New hope for Batten disease sufferers

Investigators at the University of Rochester Medical Center have uncovered a promising drug therapy that offers a ray of hope for children with Batten disease - a rare neurodegenerative disease that strikes seemingly healthy kids, progressively robs them of their abilities to see, reason and move, and ultimately kills them in their young twenties.

The study, highlighted in the January edition of Experimental Neurology, explains how investigators improved the motor skills of feeble mice that model the disease, helping them to better their scores on successive coordination tests.

“No treatment currently exists for these kids – nothing to halt the disease, or even to slow it down,” said one of the study's authors, David Pearce, Ph.D., a nationally renowned Batten disease expert and biochemist at the University of Rochester . His team has published more than 50 studies on the disease's basic mechanisms.

“Since deterioration of motor skills is the rule – in fact, it's one of the primary symptoms in children with the disease – the idea that these functions might be able to be partially restored or improved is groundbreaking,” Pearce said.

Last year, University of Rochester researchers discovered that, in mice with the disease, a set of the brain's receptor cells – known as the AMPA receptors – were unusually sensitive to glutamate, a neurotransmitter vital for learning and memory. These ‘super-ticklish' receptors were located in the cerebellum, a brain region that plays a hefty role in sensory perception and motor control.

“For us, their abnormal activity made them key suspects in the brain dysfunction and neurological decline associated with the disease,” Pearce said.

To test that, researchers administered a drug that partially blocks these receptors and dims their activity.

Impressively, when diseased mice that received the drug, they – for the first time – became able to better their scores on successive coordination tests.

And, though they never reached the same level of nimbleness as healthy mice did, they were fierce candidates for the title of “most improved players.” Over the course of the testing, they achieved nearly the same degree of improvement in their before and after coordination scores as healthy mice did. In fact, almost second for second.
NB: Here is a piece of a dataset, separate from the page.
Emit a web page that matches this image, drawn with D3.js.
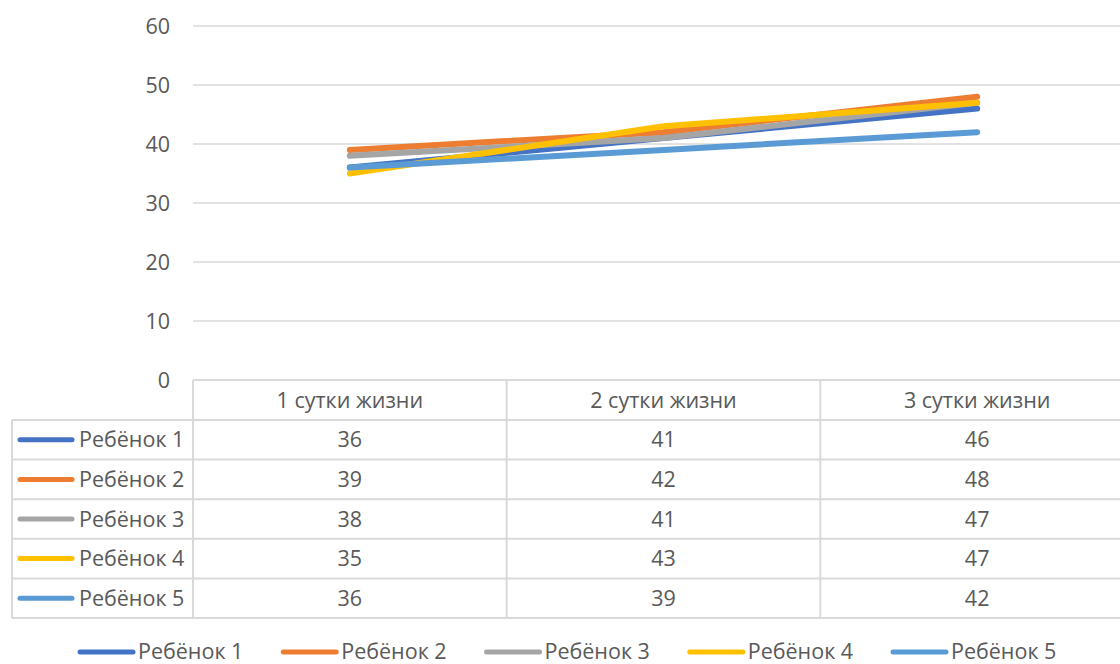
<!DOCTYPE html>
<html>
<head>
<meta charset="utf-8">
<script src="https://cdn.jsdelivr.net/npm/d3@7/dist/d3.min.js"></script>
<style>
  html, body { margin: 0; padding: 0; background: #fff; }
  svg { display: block; }
  text { font-family: "Open Sans", "Noto Sans", sans-serif; fill: #595959; }
</style>
</head>
<body>
<svg id="chart" width="1120" height="664"></svg>
<script>
// Days of life (columns of the data table / x categories)
const categories = ["1 сутки жизни", "2 сутки жизни", "3 сутки жизни"];
// Series names
const seriesNames = ["Ребёнок 1", "Ребёнок 2", "Ребёнок 3", "Ребёнок 4", "Ребёнок 5"];
// Values per series, one per day
const child1 = [36, 41, 46];
const child2 = [39, 42, 48];
const child3 = [38, 41, 47];
const child4 = [35, 43, 47];
const child5 = [36, 39, 42];
const yTicks = [0, 10, 20, 30, 40, 50, 60];
const colors = ["#4472C4", "#ED7D31", "#A5A5A5", "#FFC000", "#5B9BD5"];

const seriesValues = [child1, child2, child3, child4, child5];
const series = seriesNames.map((name, i) => ({ name, values: seriesValues[i], color: colors[i] }));

const svg = d3.select("#chart");
const W = 1120;
const FS = 21.5;

const plotLeft = 193, plotRight = 1134;
const y = d3.scaleLinear().domain([0, 60]).range([380, 26]);
const x = d3.scaleBand().domain(categories).range([plotLeft, plotRight]);

const grid = "#D9D9D9";

// Horizontal gridlines
svg.append("g").selectAll("line").data(yTicks.filter(t => t > 0)).join("line")
  .attr("x1", plotLeft).attr("x2", W)
  .attr("y1", d => y(d)).attr("y2", d => y(d))
  .attr("stroke", grid).attr("stroke-width", 1.5);

// Y axis labels
const yAxis = d3.axisLeft(y).tickValues(yTicks).tickSize(0).tickPadding(0);
const gy = svg.append("g").attr("transform", "translate(170,0)").call(yAxis);
gy.select(".domain").remove();
gy.selectAll("text").attr("font-size", FS).attr("font-family", "Open Sans, sans-serif")
  .attr("fill", "#595959").attr("dy", "0.34em");

// Data table
const tableLeft = 12, tableTop = 380, headerH = 40, rowH = 39.6;
const rowsY = d3.scaleLinear().domain([0, 1]).range([tableTop + headerH, tableTop + headerH + rowH]);
const tableBottom = rowsY(series.length);
const tbl = svg.append("g");

// Horizontal borders
tbl.append("line").attr("x1", plotLeft).attr("x2", W).attr("y1", tableTop).attr("y2", tableTop)
  .attr("stroke", grid).attr("stroke-width", 2);
d3.range(series.length + 1).forEach(i => {
  tbl.append("line").attr("x1", tableLeft).attr("x2", W)
    .attr("y1", rowsY(i)).attr("y2", rowsY(i))
    .attr("stroke", grid).attr("stroke-width", 2);
});
// Vertical borders
tbl.append("line").attr("x1", tableLeft).attr("x2", tableLeft)
  .attr("y1", rowsY(0)).attr("y2", tableBottom).attr("stroke", grid).attr("stroke-width", 2);
categories.forEach(c => {
  tbl.append("line").attr("x1", x(c)).attr("x2", x(c))
    .attr("y1", tableTop).attr("y2", tableBottom).attr("stroke", grid).attr("stroke-width", 2);
});

// Header labels
tbl.selectAll("text.head").data(categories).join("text").attr("class", "head")
  .attr("x", d => x(d) + x.bandwidth() / 2).attr("y", tableTop + headerH / 2)
  .attr("dy", "0.35em").attr("text-anchor", "middle").attr("font-size", FS)
  .text(d => d);

// Rows: legend key + values
series.forEach((s, i) => {
  const cy = rowsY(i) + rowH / 2;
  tbl.append("line").attr("x1", 20).attr("x2", 72).attr("y1", cy).attr("y2", cy)
    .attr("stroke", s.color).attr("stroke-width", 5).attr("stroke-linecap", "round");
  tbl.append("text").attr("x", 79).attr("y", cy).attr("dy", "0.35em")
    .attr("font-size", FS).text(s.name);
  categories.forEach((c, j) => {
    tbl.append("text").attr("x", x(c) + x.bandwidth() / 2).attr("y", cy).attr("dy", "0.35em")
      .attr("text-anchor", "middle").attr("font-size", FS).text(s.values[j]);
  });
});

// Lines
const line = d3.line().x((d, i) => x(categories[i]) + x.bandwidth() / 2).y(d => y(d));
svg.append("g").selectAll("path").data(series).join("path")
  .attr("d", d => line(d.values))
  .attr("fill", "none").attr("stroke", d => d.color)
  .attr("stroke-width", 6).attr("stroke-linecap", "round").attr("stroke-linejoin", "round");

// Bottom legend
const legendX = d3.scalePoint().domain(seriesNames).range([78, 891]);
const lg = svg.append("g").selectAll("g").data(series).join("g")
  .attr("transform", d => `translate(${legendX(d.name)},651)`);
lg.append("line").attr("x1", 2).attr("x2", 55).attr("y1", 1).attr("y2", 1)
  .attr("stroke", d => d.color).attr("stroke-width", 5).attr("stroke-linecap", "round");
lg.append("text").attr("x", 60).attr("y", 0).attr("dy", "0.35em").attr("font-size", FS)
  .text(d => d.name);
</script>
</body>
</html>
“It seems we may have corrected some sort of motor learning deficit in the diseased mice,” Pearce said.

While optimistic about these findings, Pearce stressed the importance of reminding affected families that this work is preliminary.

“Much research is yet needed,” Pearce said. “The prospect of offering this sort of investigational medicine to affected children is still years out.”

Still, he is further encouraged that a drug called Talampanel – very similar to the blocking compound used by his team in Rochester – is currently in phase II clinical trials for treating epileptic seizures.

Unlike most anticonvulsants, which typically target cells known as NMDA receptors, Talampanel works by partially blocking AMPA receptors.


“This orally active new drug would be an obvious choice for clinical trials with juvenile Batten disease patients,” Pearce said. “Especially since they routinely suffer seizures, as well.”

Though only 150 children in the United States suffer Batten disease, Pearce is hopeful that this research will also likely also inform research efforts for a dozen or so of its cousins – other uncommon genetic diseases, each characterized by a glitch with the cell's toxin-ridding mechanisms, the lysosomes.

Some of these lysosomal-storage diseases, as they're called, include Krabbe disease (to which Buffalo Bills quarterback Jim Kelly lost his son, Hunter, in 2005), Tay-Sachs and metchromatic leukodystrophy.

“Our research might indeed open doors for learning how other neurological disorders might benefit from drugs that regulate AMPA receptors,” Pearce said.

Co-author Attila Kovács, Ph. D., assistant research professor in the Department of Biochemistry and Biophysics at the University of Rochester , contributed to this investigation, which was funded by National Institutes of Health and the Luke and Rachel Batten Foundation.